Traduci con cura

Tradurre non è sostituire parole. È ricrearle.

Tiziano Gasparet

“I’m fine” non diventa “Sto bene”.
In inglese, “I’m fine” spesso significa non chiedermelo.
In italiano, “sto bene” è una promessa.
Romperla è tradire due volte.

L’ho imparato non da un libro, ma dalla mia voce — rotta, insicura — che diceva “Sto bene” a un amico che mi ha guardato e non ha detto niente. Non aveva bisogno della grammatica. Ha sentito la bugia nella pausa.

Succede di continuo.

Un collega dice “Va tutto bene” dopo una riunione tesa — non con calma, ma con stanchezza. Non sta affermando un fatto. Sta tracciando un confine: Non ne parlerò più.” Nessun dizionario registra quel limite.

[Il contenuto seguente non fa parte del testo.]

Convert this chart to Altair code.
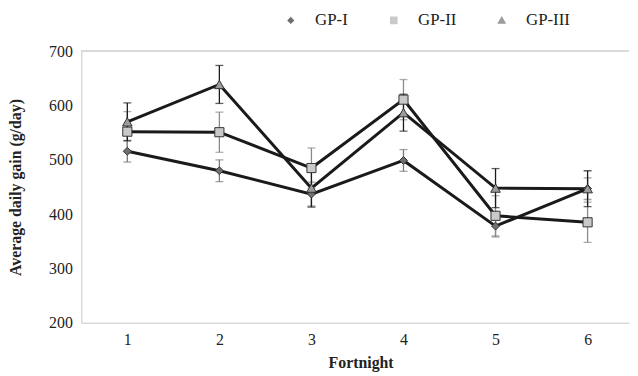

Ho letto un romanzo tradotto dall’inglese in cui ogni “Sure!” era diventato “Certo!” — e il personaggio sembrava entusiasta, quasi felice. Ma nell’originale, “Sure” era tranquillo, cortese, forse persino stanco. La parola era corretta. Il mondo era perduto.

Tradurre non è abbinare vocaboli. È ascoltare il silenzio tra le sillabe — il peso che una parola porta nel suo respiro nativo — e scegliere, nella propria lingua, la cosa più vicina a quella verità.

Perché le parole non sono contenitori. Sono vasi. E, a volte, il vaso va rimodellato per portare la stessa acqua.

  • In inglese, “sorry” si dice per un caffè versato.
  • In italiano, “scusa” si riserva per un danno reale.

Tradurre l’una con l’altra non corregge — distorce.

Il traduttore onesto non chiede: “Cosa significa?” Ma: “Cosa sta cercando di proteggere?”

E a volte, l’unica scelta fedele è lasciare la parola intatta — scrivere “fine” e lasciarla lì, straniera ma vera — poi aggiungere, in silenzio: Non ‘bene’. Non una promessa. Uno scudo.”

Se traduci per essere corretto, costruisci un ponte che nessuno attraversa. Se traduci per essere vero, qualcuno lo percorrerà — e ti riconoscerà dall’altra parte.